_Problem_. Copy the lines from the start of the records below through the line containing "joinstyle='round', capstyle='round'))", both included, and leave out the pictures.
__________________________________________________
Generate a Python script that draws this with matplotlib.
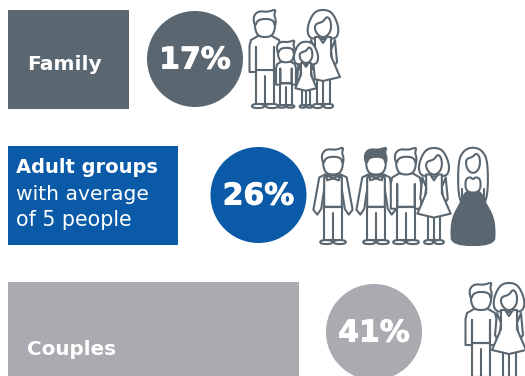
import matplotlib
matplotlib.use('Agg')
import matplotlib.pyplot as plt
import matplotlib.patheffects as pe
from matplotlib.patches import Circle, Polygon, Rectangle

categories = ['Family', 'Adult groups', 'Couples']
shares = [17, 26, 41]
box_widths = [121, 170, 291]
colors = ['#5a6670', '#0a5aa8', '#aaabb0']

INK = '#5a6670'
LW = 1.5

fig = plt.figure(figsize=(5.25, 3.76), dpi=100)
ax = fig.add_axes([0, 0, 1, 1])
ax.set_xlim(0, 525)
ax.set_ylim(376, 0)
ax.axis('off')
plt.rcParams['font.family'] = ['DejaVu Sans']


def soften(pts, closed, passes=2):
    # corner cutting, turns the rough outlines into rounded ones
    for _ in range(passes):
        out = [] if closed else [pts[0]]
        n = len(pts)
        for i in range(n if closed else n - 1):
            a, b = pts[i], pts[(i + 1) % n]
            out.append((0.75 * a[0] + 0.25 * b[0], 0.75 * a[1] + 0.25 * b[1]))
            out.append((0.25 * a[0] + 0.75 * b[0], 0.25 * a[1] + 0.75 * b[1]))
        if not closed:
            out.append(pts[-1])
        pts = out
    return pts


def line(pts, cx, top, s, z, closed=False, fill='none', smooth=False):
    if smooth:
        pts = soften(pts, closed)
    xy = [(cx + x * s, top + y * s) for x, y in pts]
    ax.add_patch(Polygon(xy, closed=closed, fc=fill, ec=INK, lw=LW, zorder=z,
                         joinstyle='round', capstyle='round'))


def feet(cx, top, s, z, half=13):
    for x0, x1 in ((-half, -0.8), (0.8, half)):
        line([(x0, 94), (x1, 94), (x1, 98), (x0, 98)], cx, top, s, z, closed=True, fill='white', smooth=True)


def man_head(cx, top, s, z, dark, hs=1.0):
    def grow(pts):
        return [(x * hs, 27 + (y - 27) * hs) for x, y in pts]
    face = [(-10, 10), (-10, 20), (-6, 27), (6, 27), (10, 20), (10, 10), (0, 6)]
    line(grow(face), cx, top, s, z, closed=True, fill='white', smooth=True)
    hair = [(-10, 17), (-12, 7), (-7, 1), (3, 2), (11, -1), (9, 5), (11, 10), (10, 17), (8, 9), (-7, 9)]
    line(grow(hair), cx, top, s, z, closed=True, fill=INK if dark else 'white', smooth=True)


def man(cx, top, s=1.0, z=3, dark_hair=False, suit=False, waist=True, hs=1.0):
    # legs first, the torso and arms go over them
    line([(-9, 60), (-9, 94), (9, 94), (9, 60)], cx, top, s, z, closed=True, fill='white')
    line([(0, 66), (0, 94)], cx, top, s, z)
    feet(cx, top, s, z)
    if suit:
        # arms held away from the body
        line([(-8, 27), (-14, 30), (-20, 63), (-16, 68), (-12, 62), (-9, 42)], cx, top, s, z, closed=True, fill='white')
        line([(8, 27), (14, 30), (20, 63), (16, 68), (12, 62), (9, 42)], cx, top, s, z, closed=True, fill='white')
        line([(-9, 30), (-9, 60), (9, 60), (9, 30), (0, 28)], cx, top, s, z, closed=True, fill='white')
        line([(-7, 27), (0, 31), (7, 27), (6, 33), (0, 31), (-6, 33)], cx, top, s, z, closed=True)
    else:
        line([(-15.5, 62), (-15.5, 36), (-14, 30), (-7, 26), (7, 26), (14, 30), (15.5, 36), (15.5, 62), (9, 62),
              (9, 37), (9, 60), (-9, 60), (-9, 37), (-9, 62)], cx, top, s, z, closed=True, fill='white')
    if waist:
        line([(-9, 60), (9, 60)], cx, top, s, z)
    man_head(cx, top, s, z, dark_hair, hs)


def woman(cx, top, s=1.0, z=4, hs=1.0):
    def grow(pts):
        return [(x * hs, 27 + (y - 27) * hs) for x, y in pts]
    # legs and feet
    line([(-6.5, 68), (-6.5, 94), (6.5, 94), (6.5, 68)], cx, top, s, z, closed=True, fill='white')
    line([(0, 70), (0, 94)], cx, top, s, z)
    feet(cx, top, s, z, half=10)
    # hair behind the head
    line(grow([(-5, 29), (-14, 28), (-16, 18), (-11, 5), (-5, 0), (5, 0), (11, 5), (16, 18), (14, 28), (5, 29)]),
         cx, top, s, z, closed=True, fill='white', smooth=True)
    # dress with the arms alongside
    line([(-12, 30), (-14, 52), (-10, 58), (-8, 40)], cx, top, s, z, closed=True, fill='white')
    line([(12, 30), (14, 52), (10, 58), (8, 40)], cx, top, s, z, closed=True, fill='white')
    line([(-8, 27), (-8, 46), (-17, 67), (0, 71), (17, 67), (8, 46), (8, 27), (4, 27), (0, 33), (-4, 27)],
         cx, top, s, z, closed=True, fill='white')
    # face
    line(grow([(-8, 14), (-8, 21), (-3, 27), (3, 27), (8, 21), (8, 11), (4, 6), (0, 12)]),
         cx, top, s, z, closed=True, fill='white', smooth=True)


def bride(cx, top, s=1.0, z=3):
    # long hair down the back
    line([(-9, 60), (-15, 50), (-15, 14), (-9, 3), (0, 0), (9, 3), (15, 14), (15, 50), (9, 60)],
         cx, top, s, z, closed=True, fill='white', smooth=True)
    line([(-7, 12), (-7, 20), (-3, 26), (3, 26), (7, 20), (7, 10), (3, 6), (0, 10)],
         cx, top, s, z, closed=True, fill='white', smooth=True)
    skirt = [(-7, 44), (-12, 56), (-20, 70), (-22, 84), (-21, 99), (21, 99), (22, 84), (20, 70), (12, 56), (7, 44)]
    line(skirt, cx, top, s, z, closed=True, fill=INK, smooth=True)
    line([(-8, 33), (-3, 30), (0, 33), (3, 30), (8, 33), (7, 46), (-7, 46)], cx, top, s, z, closed=True, fill='white', smooth=True)
    line([(-11, 42), (-11, 58)], cx, top, s, z + 1)
    line([(11, 42), (11, 58)], cx, top, s, z + 1)


# boxes, circles and the share labels
heavy = [pe.withStroke(linewidth=0.7, foreground='white')]
rows = [(10, 99, 195, 59), (146, 99, 258.5, 195), (282, 99, 374, 332)]
for width, color, share, (y0, box_h, cx, cy) in zip(box_widths, colors, shares, rows):
    ax.add_patch(Rectangle((8, y0), width, box_h, fc=color, ec='none'))
    ax.add_patch(Circle((cx, cy), 48, fc=color, ec='none'))
    ax.text(cx, cy + 1, f'{share}%', color='white', ha='center', va='center',
            fontsize=21.5, fontweight='bold', path_effects=heavy)

ax.text(27, 70, categories[0], color='white', fontsize=14.6, fontweight='bold', va='baseline')
ax.text(16, 173, categories[1], color='white', fontsize=14, fontweight='bold', va='baseline')
ax.text(16, 200, 'with average', color='white', fontsize=14.6, va='baseline')
ax.text(16, 226, 'of 5 people', color='white', fontsize=14.8, va='baseline')
ax.text(27, 355, categories[2], color='white', fontsize=14.4, fontweight='bold', va='baseline')

# family group
man(265, 10, waist=False)
woman(323, 10)
man(286, 45, s=0.64, z=5, hs=1.25)
woman(306, 46, s=0.63, z=5, hs=1.25)

# adult group
man(333, 148, s=0.98, suit=True)
man(376, 148, s=0.98, dark_hair=True, suit=True)
man(406, 148, s=0.98, z=3)
woman(434, 148, s=0.98, z=4)
bride(473, 147, s=0.99)

# couple
man(481, 283)
woman(509, 283)

fig.savefig('out.png', dpi=100)
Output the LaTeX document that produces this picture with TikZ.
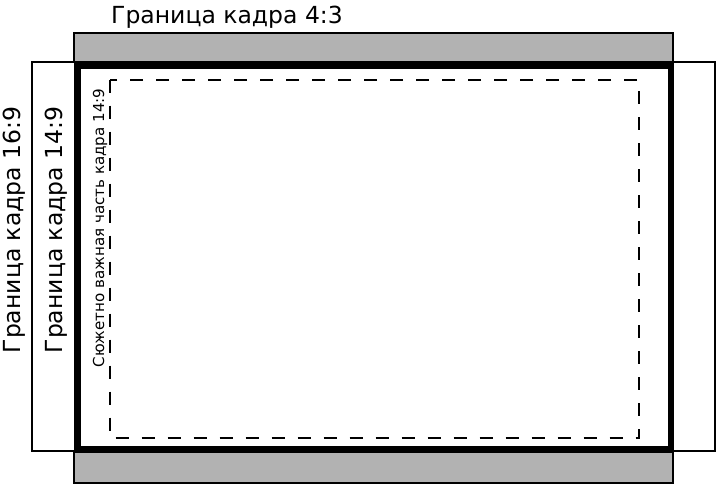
\documentclass[tikz,border=0pt]{standalone}
\usepackage{fontspec}
\setmainfont{DejaVu Sans}

\begin{document}
\begin{tikzpicture}[x=1pt, y=-1pt,
    thinframe/.style={draw=black, line width=1.5pt},
    bigtext/.style={font=\fontsize{23.5}{26}\selectfont, inner sep=0pt},
    smalltext/.style={font=\fontsize{15.1}{18}\selectfont, inner sep=0pt}]
  \useasboundingbox (0,0) rectangle (722,490);
  % frame 4:3 with grey bars
  \path[thinframe, fill=black!30] (74,33) rectangle (673,483);
  % frame 16:9
  \path[thinframe, fill=white] (32,62) rectangle (715,451);
  % frame 14:9
  \path[draw=black, fill=white, line width=6.5pt] (77.5,65.5) rectangle (671,449.5);
  % important part
  \draw[line width=2pt, dash pattern=on 13pt off 13pt] (110,79.5) rectangle (639,438);

  \node[bigtext, anchor=base west] (t43) at (111,23) {Граница кадра 4:3};
  \node[bigtext, anchor=base, rotate=90] (t169) at (20.5,230) {Граница кадра 16:9};
  \node[bigtext, anchor=base, rotate=90] (t149) at (62,230) {Граница кадра 14:9};
  \node[smalltext, anchor=base, rotate=90] (tpart) at (104,228) {Сюжетно важная часть кадра 14:9};
\end{tikzpicture}
\end{document}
__________________________________________________
_Solution to the exercise_.
Generate a Python script that draws this with matplotlib.
import matplotlib
matplotlib.use('Agg')
import matplotlib.pyplot as plt
import matplotlib.patheffects as pe
from matplotlib.patches import Circle, Polygon, Rectangle

categories = ['Family', 'Adult groups', 'Couples']
shares = [17, 26, 41]
box_widths = [121, 170, 291]
colors = ['#5a6670', '#0a5aa8', '#aaabb0']

INK = '#5a6670'
LW = 1.5

fig = plt.figure(figsize=(5.25, 3.76), dpi=100)
ax = fig.add_axes([0, 0, 1, 1])
ax.set_xlim(0, 525)
ax.set_ylim(376, 0)
ax.axis('off')
plt.rcParams['font.family'] = ['DejaVu Sans']


def soften(pts, closed, passes=2):
    # corner cutting, turns the rough outlines into rounded ones
    for _ in range(passes):
        out = [] if closed else [pts[0]]
        n = len(pts)
        for i in range(n if closed else n - 1):
            a, b = pts[i], pts[(i + 1) % n]
            out.append((0.75 * a[0] + 0.25 * b[0], 0.75 * a[1] + 0.25 * b[1]))
            out.append((0.25 * a[0] + 0.75 * b[0], 0.25 * a[1] + 0.75 * b[1]))
        if not closed:
            out.append(pts[-1])
        pts = out
    return pts


def line(pts, cx, top, s, z, closed=False, fill='none', smooth=False):
    if smooth:
        pts = soften(pts, closed)
    xy = [(cx + x * s, top + y * s) for x, y in pts]
    ax.add_patch(Polygon(xy, closed=closed, fc=fill, ec=INK, lw=LW, zorder=z,
                         joinstyle='round', capstyle='round'))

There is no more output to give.